The idea that China would compromise the unique opportunities now coming its way by attacking Taiwan is nothing more than projection on the part of those who assume that because America has wasted its unique position of global power and influence through a futile embrace of perpetual warfare, China is likely to do the same. Neocons who make this charge as it relates to Taiwan provide nothing in the way of evidence, much as they dissembled when asserting that Saddam Hussein’s government in Baghdad had a collaborative ongoing relationship with al–Qaeda to justify America’s ill-fated war in Iraq. 

The only thing likely to provoke such action by China would be Washington moving actively to upgrade diplomatic relations with Taiwan to something akin to the old mutual defense treaty in force prior to Washington’s recognition of Beijing in 1979. Abandoning the highly successful policy of strategic ambiguity with regard to the one sovereign government representing China would almost certainly provoke a more aggressive response from Beijing. 

It is up to Washington to make such an idiotic choice, as the capital’s population of hawks urges, or refrain. If stupidity prevails, Beijing has made it clear for many decades, every chance it gets, that it will respond—reluctantly but militarily if it judges it has to. At this point, very safe to say, a move on the island is nowhere near any of China’s plans. 

As to Ukraine, as an emerging strategic ally of Russia and a key trading partner of Ukraine, China is the only world power with strong relationships on both sides of the conflict. The opportunities I am identifying derive in large measure from this position. 

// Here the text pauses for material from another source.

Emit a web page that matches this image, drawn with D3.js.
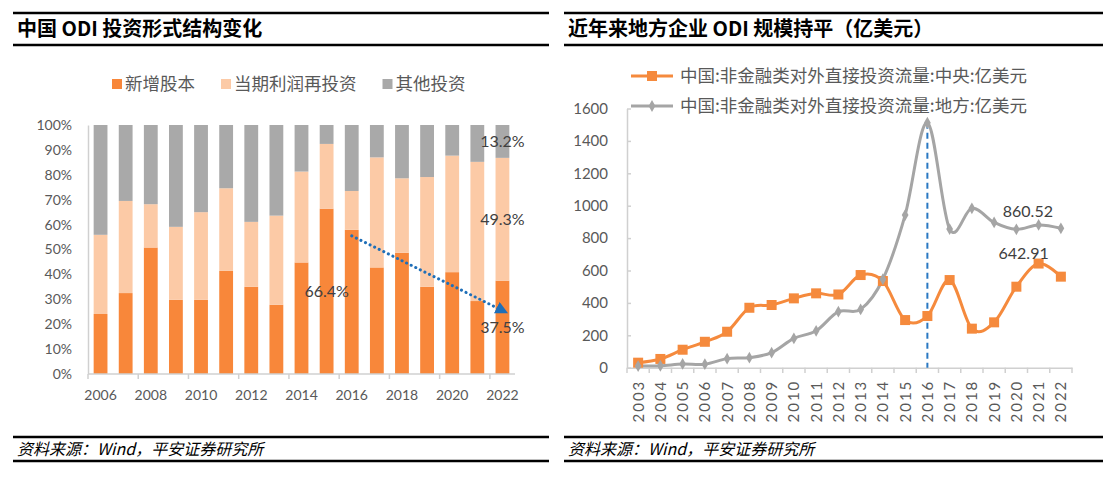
<!DOCTYPE html>
<html>
<head>
<meta charset="utf-8">
<script src="https://cdn.jsdelivr.net/npm/d3@7"></script>
<style>
  body { margin: 0; background: #fff; }
  svg { display: block; font-family: "Noto Sans CJK SC", sans-serif; }
</style>
</head>
<body>
<svg id="chart" width="1114" height="483"></svg>
<script>
// left chart: share of each ODI form, %
const shareYears = [2006, 2007, 2008, 2009, 2010, 2011, 2012, 2013, 2014, 2015, 2016, 2017, 2018, 2019, 2020, 2021, 2022];
const equityShare = [24.1, 32.5, 50.8, 29.8, 29.8, 41.4, 35.0, 27.8, 44.8, 66.4, 57.9, 42.8, 48.7, 35.0, 40.9, 29.3, 37.5];
const reinvestShare = [31.8, 37.0, 17.4, 29.3, 35.2, 33.2, 26.1, 35.8, 36.5, 26.0, 15.6, 44.2, 29.9, 44.1, 46.8, 55.9, 49.3];
const otherShare = [44.1, 30.5, 31.8, 40.9, 35.0, 25.4, 38.9, 36.4, 18.7, 7.6, 26.5, 13.0, 21.4, 20.9, 12.3, 14.8, 13.2];
const shareSeries = ['新增股本', '当期利润再投资', '其他投资'];
const shareTicks = [0, 10, 20, 30, 40, 50, 60, 70, 80, 90, 100];
const labelledBars = [[2015, 0], [2022, 0], [2022, 1], [2022, 2]];
const trendFrom = [2016, 55.5];
const trendTo = [2022, 25.5];

// right chart: non-financial ODI flows, 100m USD
const odiYears = [2003, 2004, 2005, 2006, 2007, 2008, 2009, 2010, 2011, 2012, 2013, 2014, 2015, 2016, 2017, 2018, 2019, 2020, 2021, 2022];
const centralOdi = [31, 54, 111, 160, 222, 370, 387, 428, 459, 452, 572, 535, 294, 319, 541, 241, 280, 500, 642.91, 562];
const localOdi = [10, 12, 23, 22, 56, 62, 93, 181, 228, 346, 360, 546, 942, 1512, 856, 984, 897, 854, 881, 860.52];
const odiSeries = ['中国:非金融类对外直接投资流量:中央:亿美元', '中国:非金融类对外直接投资流量:地方:亿美元'];
const odiTicks = [0, 200, 400, 600, 800, 1000, 1200, 1400, 1600];
const peakYear = 2016;

const svg = d3.select('#chart');
const numFont = 'Lato, "Liberation Sans", sans-serif';
const axisGrey = '#d0d0d0';
const textGrey = '#595959';

function panelFrame(x0, x1, title) {
    [13, 45, 437, 461].forEach(y => {
        svg.append('line').attr('x1', x0).attr('x2', x1).attr('y1', y).attr('y2', y)
            .attr('stroke', '#000').attr('stroke-width', 2.5);
    });
    svg.append('text').attr('x', x0 + 4).attr('y', 36)
        .attr('font-size', 20).attr('font-weight', 700).attr('fill', '#000')
        .text(title);
    svg.append('text').attr('x', x0 + 4).attr('y', 455)
        .attr('font-size', 16).attr('font-style', 'italic').attr('fill', '#000')
        .text('资料来源：Wind，平安证券研究所');
}

panelFrame(13, 549, '中国 ODI 投资形式结构变化');
panelFrame(564, 1103, '近年来地方企业 ODI 规模持平（亿美元）');

// ---------- left: stacked 100% bars ----------
const barColors = ['#F8873A', '#FCCAA6', '#A9A9A9'];
const rows = shareYears.map((yr, i) => ({ year: yr, s0: equityShare[i], s1: reinvestShare[i], s2: otherShare[i] }));
const stacked = d3.stack().keys(['s0', 's1', 's2'])(rows);

const xL = d3.scaleBand().domain(shareYears).range([88, 515]).paddingInner(0.45).paddingOuter(0.225);
const yL = d3.scaleLinear().domain([0, 100]).range([374, 125]);

const left = svg.append('g');
left.selectAll('g.layer')
    .data(stacked)
    .join('g')
    .attr('fill', (d, i) => barColors[i])
    .selectAll('rect')
    .data(d => d)
    .join('rect')
    .attr('x', d => xL(d.data.year))
    .attr('width', xL.bandwidth())
    .attr('y', d => yL(d[1]))
    .attr('height', d => yL(d[0]) - yL(d[1]));

const yAxisL = left.append('g').attr('transform', 'translate(88,0)')
    .call(d3.axisLeft(yL).tickValues(shareTicks).tickFormat(d => d + '%').tickSize(0).tickPadding(16));
yAxisL.select('.domain').attr('stroke', axisGrey).attr('stroke-width', 1.5);
yAxisL.selectAll('text').attr('font-family', numFont).attr('font-size', 14).attr('fill', textGrey);

const xAxisL = left.append('g').attr('transform', 'translate(0,374)')
    .call(d3.axisBottom(xL).tickValues(shareYears.filter(y => y % 2 === 0)).tickSize(0).tickPadding(16).tickSizeOuter(0));
xAxisL.select('.domain').attr('d', `M88,0H515`).attr('stroke', axisGrey).attr('stroke-width', 1.5);
xAxisL.selectAll('text').attr('font-family', numFont).attr('font-size', 14).attr('fill', textGrey);
// boundary ticks every other category
const stepL = xL.step();
left.selectAll('line.btick')
    .data(shareYears.filter((y, i) => i % 2 === 0))
    .join('line')
    .attr('x1', d => xL(d) - xL.paddingInner() * stepL / 2)
    .attr('x2', d => xL(d) - xL.paddingInner() * stepL / 2)
    .attr('y1', 374).attr('y2', 379)
    .attr('stroke', axisGrey).attr('stroke-width', 1.5);

// value labels at segment centres
left.selectAll('text.vlab')
    .data(labelledBars)
    .join('text')
    .attr('x', d => xL(d[0]) + xL.bandwidth() / 2)
    .attr('y', d => {
        const layer = stacked[d[1]][shareYears.indexOf(d[0])];
        return yL((layer[0] + layer[1]) / 2);
    })
    .attr('dy', '0.35em')
    .attr('text-anchor', 'middle')
    .attr('font-family', numFont).attr('font-size', 16).attr('fill', '#404040')
    .text(d => {
        const i = shareYears.indexOf(d[0]);
        return [equityShare, reinvestShare, otherShare][d[1]][i].toFixed(1) + '%';
    });

// dotted trend arrow
svg.append('defs').append('marker')
    .attr('id', 'tri').attr('viewBox', '0 0 10 10').attr('refX', 5).attr('refY', 5)
    .attr('markerWidth', 4.2).attr('markerHeight', 4.2).attr('orient', 'auto')
    .attr('markerUnits', 'strokeWidth')
    .append('path').attr('d', 'M0,0L10,5L0,10Z').attr('fill', '#1F6FB8');
left.append('line')
    .attr('x1', xL(trendFrom[0]) + xL.bandwidth() / 2).attr('y1', yL(trendFrom[1]))
    .attr('x2', xL(trendTo[0]) + xL.bandwidth() / 2).attr('y2', yL(trendTo[1]))
    .attr('stroke', '#1F6FB8').attr('stroke-width', 3)
    .attr('stroke-dasharray', '0.1 5').attr('stroke-linecap', 'round')
    .attr('marker-end', 'url(#tri)');

// legend
let lx = 112;
shareSeries.forEach((name, i) => {
    left.append('rect').attr('x', lx).attr('y', 79).attr('width', 10).attr('height', 10).attr('fill', barColors[i]);
    const t = left.append('text').attr('x', lx + 13).attr('y', 84).attr('dy', '0.35em')
        .attr('font-size', 17.5).attr('fill', textGrey).text(name);
    lx += 13 + t.node().getComputedTextLength() + 26;
});

// ---------- right: smoothed lines ----------
const lineColors = ['#F58A3D', '#A5A5A5'];
const xR = d3.scaleBand().domain(odiYears).range([627, 1072]);
const yR = d3.scaleLinear().domain([0, 1600]).range([367.7, 108.5]);
const cx = yr => xR(yr) + xR.bandwidth() / 2;

const right = svg.append('g');

const yAxisR = right.append('g').attr('transform', 'translate(627,0)')
    .call(d3.axisLeft(yR).tickValues(odiTicks).tickFormat(d3.format('d')).tickSize(-4).tickPadding(19).tickSizeOuter(0));
yAxisR.select('.domain').attr('stroke', axisGrey).attr('stroke-width', 1.5);
yAxisR.selectAll('.tick line').attr('stroke', axisGrey).attr('stroke-width', 1.5);
yAxisR.selectAll('text').attr('font-family', numFont).attr('font-size', 15).attr('fill', textGrey);

const xAxisR = right.append('g').attr('transform', 'translate(0,367.7)')
    .call(d3.axisBottom(xR).tickSize(0).tickSizeOuter(0));
xAxisR.select('.domain').attr('stroke', axisGrey).attr('stroke-width', 1.5);
xAxisR.selectAll('text')
    .attr('transform', 'rotate(-90)')
    .attr('text-anchor', 'end')
    .attr('x', -12).attr('y', 0).attr('dy', '0.36em')
    .attr('font-family', numFont).attr('font-size', 15).attr('letter-spacing', 2)
    .attr('fill', textGrey);
right.selectAll('line.btick')
    .data(odiYears.concat([null]))
    .join('line')
    .attr('x1', (d, i) => 627 + i * xR.step())
    .attr('x2', (d, i) => 627 + i * xR.step())
    .attr('y1', 367.7).attr('y2', 373)
    .attr('stroke', axisGrey).attr('stroke-width', 1.5);

// dashed marker of the 2016 peak
right.append('line')
    .attr('x1', cx(peakYear)).attr('x2', cx(peakYear))
    .attr('y1', yR(localOdi[odiYears.indexOf(peakYear)])).attr('y2', yR(0))
    .attr('stroke', '#2A78C2').attr('stroke-width', 2).attr('stroke-dasharray', '6 4');

const lineGen = d3.line().x((d, i) => cx(odiYears[i])).y(d => yR(d)).curve(d3.curveCardinal.tension(0));

[centralOdi, localOdi].forEach((vals, s) => {
    right.append('path').datum(vals)
        .attr('d', lineGen)
        .attr('fill', 'none').attr('stroke', lineColors[s]).attr('stroke-width', 3);
});
right.selectAll('rect.sq')
    .data(centralOdi)
    .join('rect')
    .attr('x', (d, i) => cx(odiYears[i]) - 5).attr('y', d => yR(d) - 5)
    .attr('width', 10).attr('height', 10).attr('fill', lineColors[0]);
right.selectAll('path.dia')
    .data(localOdi)
    .join('path')
    .attr('d', d3.symbol(d3.symbolDiamond, 40))
    .attr('transform', (d, i) => `translate(${cx(odiYears[i])},${yR(d)})`)
    .attr('fill', lineColors[1]);

// value labels
right.append('text')
    .attr('x', cx(2021) - 15).attr('y', yR(centralOdi[odiYears.indexOf(2021)]) - 5)
    .attr('text-anchor', 'middle')
    .attr('font-family', numFont).attr('font-size', 16).attr('fill', '#404040')
    .text(centralOdi[odiYears.indexOf(2021)].toFixed(2));
right.append('text')
    .attr('x', cx(2022) - 33).attr('y', yR(localOdi[odiYears.indexOf(2022)]) - 11)
    .attr('text-anchor', 'middle')
    .attr('font-family', numFont).attr('font-size', 16).attr('fill', '#404040')
    .text(localOdi[odiYears.indexOf(2022)].toFixed(2));

// legend
odiSeries.forEach((name, s) => {
    const ly = 76 + s * 30;
    right.append('line').attr('x1', 631).attr('x2', 673).attr('y1', ly).attr('y2', ly)
        .attr('stroke', lineColors[s]).attr('stroke-width', 3);
    if (s === 0) {
        right.append('rect').attr('x', 647).attr('y', ly - 5).attr('width', 10).attr('height', 10).attr('fill', lineColors[0]);
    } else {
        right.append('path').attr('d', d3.symbol(d3.symbolDiamond, 40)).attr('transform', `translate(652,${ly})`).attr('fill', lineColors[1]);
    }
    right.append('text').attr('x', 680).attr('y', ly).attr('dy', '0.35em')
        .attr('font-size', 17.5).attr('fill', textGrey).text(name);
});
</script>
</body>
</html>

John F. Kennedy famously declared during his days as a senator, “In the Chinese language, the word ‘crisis’ is composed of two characters, one representing danger and the other, ‘opportunity.’” From the perspective of Beijing, this tragic conflict represents a vivid manifestation of the concept. But over the longer term, the dual meaning of “crisis” does not reside with one party: In reality, the danger largely rests with Washington and Europe, the opportunity with Beijing.